Gold
Gold's Margin Call
February 28 was a vicious day of selling in markets, but it did contain some important lessons. The only safe areas were cash and bonds. Everything else got mauled. It didn't matter that interest rates sharply declined which is typically positive for dividend-paying stocks like utilities and consumer staples. Most would think that gold would be a safe haven during such a crisis, but it too was hit. The reason was margin calls. Selling begat more selling, and even safe assets with improving fundamentals were hit.

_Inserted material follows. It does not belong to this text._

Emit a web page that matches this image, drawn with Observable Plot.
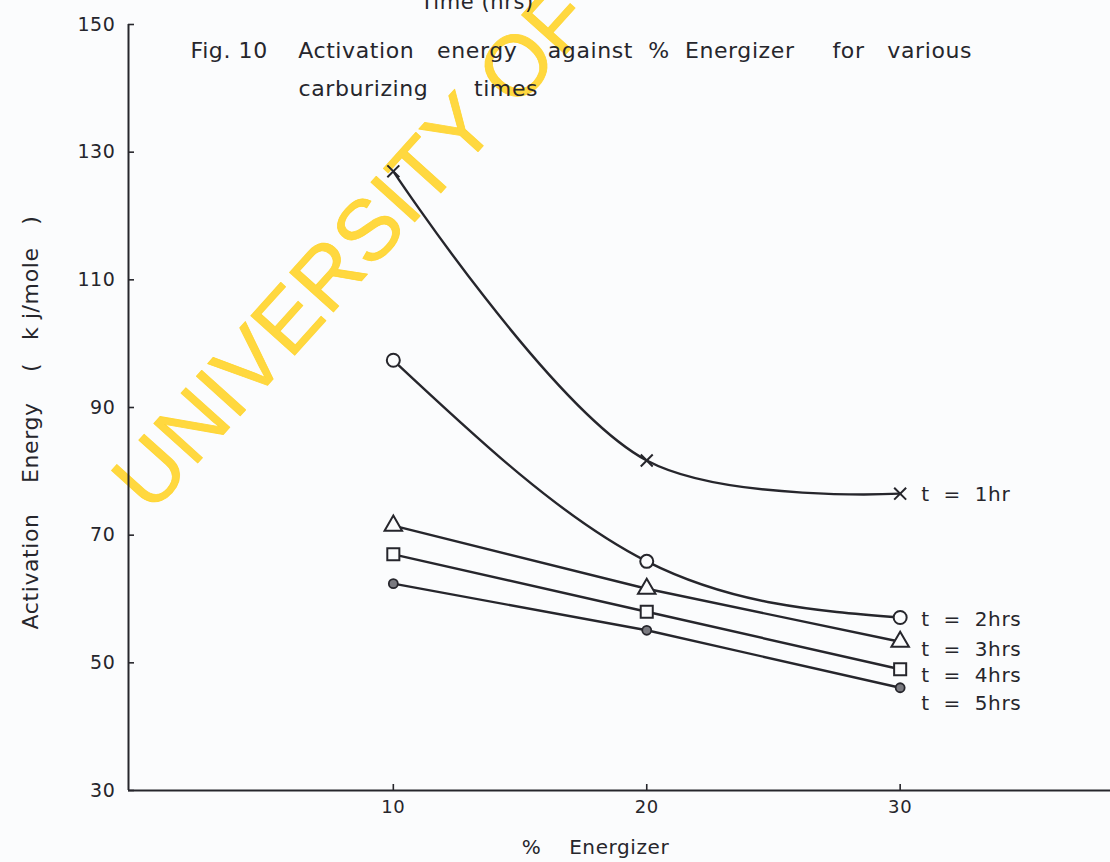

It's a sign that in a real crisis, gold is not the best hedge and that it's still a financial asset. However, it also showed that such indiscriminate selling can create great entry points for these types of assets. Gold recovered its losses within two days and now has exceeded these levels.
Similarities to 2008
The same thing happened in October 2008 during the nadir of the credit crisis. By all logic, gold was the best asset to own as political fears intensified, interest rates plunged, and there was considerable fear about the future. However, gold fell from $1,000 to under $700. However, this also proved to be an optimal entry point as gold climbed 250% over the next four years with juicier gains for silver
In retrospect, it's obvious that the U.S. Federal Reserve cutting rates to zero and implementing quantitative easing, in addition to the federal government's efforts to bail out the banks would be bullish for gold. Given the lost output during the recession, easy monetary policy would remain for a long period of time.
Gold Miners and Silver
One glaring divergence in the precious metals market is gold nearing its previous highs, while silver and gold miners remain well below their past highs. If gold continues higher at some point, speculative fervor will erupt, and these laggards will see huge upside. Both of these have consolidated recent gains and been trading in a tight range over the past couple of months.